Robbins preens for a solid 2 hours and 22 minutes, the picture of stoic superiority. This required no acting. It’s his public persona, too. (He was fantastic in Ron Shelton’s Bull Durham and good in Robert Altman’s The Player, but everything else he’s ever done — especially his vanity polemic Bob Roberts — has been unwatchable. Why the sainted Dufresne has even earned his surpassing arrogance is unclear, since he was a drunken, cuckolded, pistol-wielding banker when he met his sorry fate.
On the strength of his keen intellect, though, he outwits all of his antagonists, escapes from a tunnel he’s been painstakingly digging without detection for 19 years, embezzles the bad guys’ dirty money and finds tropical refuge in Mexico — where his paroled friend Red eventually joins him. Cue “Ebony and Ivory.” Revenge is theirs, which is not the same thing as redemption.
In short, a supposed human drama where absolutely nothing rings true, where cutout villains get their just desserts in a way that resembles nothing in real life and where a smug and thoroughly unlikeable hero enjoys an ever escalating series of triumphs, not one of which in the context of a state prison would have been possible.
It is a shallow, feelgood flick that can’t decide whether the main character is an underdog, overdog or both, and boasts all the character richness of Debbie Does Dallas. They could have casted the movie with Colorforms.
Want to see a better movie than IMDb’s No. 1? Go to Netflix, close your eyes, scroll and randomly click. You can’t do worse. Even if you happen upon, I dunno, Weekend at Bernie’s, at least you won’t have your intelligence insulted. Or your humanity.
And the title character isn’t nearly as stiff.
[EDITOR’S NOTE: For hate mail, click below.]
You had me worried there for the first couple of paragraphs, Bob ... but yeah. I must confess to have never seen the entirety of SR -- all I've seen are clips or a scene or two while channel surfing -- but none of that was intriguing enough for me seek out the entire movie ... and that's okay. If I shuffle off Shakespeare's mortal coil without having seen SR, the world will go on spinning through space as the human race grinds its way to extinction. No harm, no foul.

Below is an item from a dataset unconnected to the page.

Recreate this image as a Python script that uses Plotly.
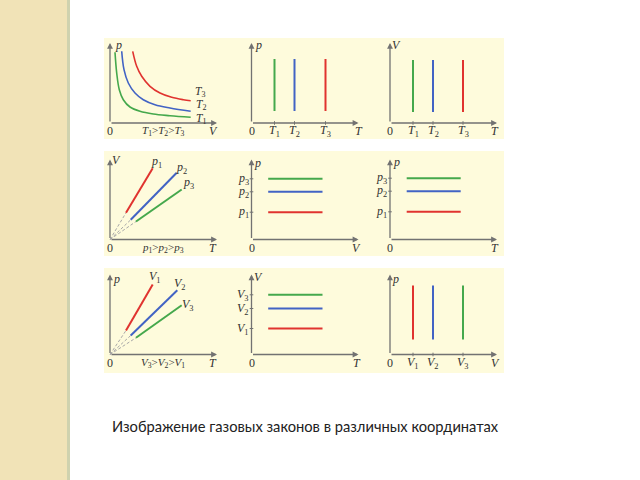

But I'm with you on "The Third Man," no doubt. It's great.
All the best!
Yipes! I'm not much of a moviegoer so I haven't seen Shawshank. But then the shallow treacliness that you relate isn't that different from the shallow treacliness of a zillion other films. And that sort of explains why I'm not much of a moviegoer. The Apostle is the last film I saw, sat all the way through, and would recommend to others, and that has to be 25 years old. So thanks for sparing me this mess.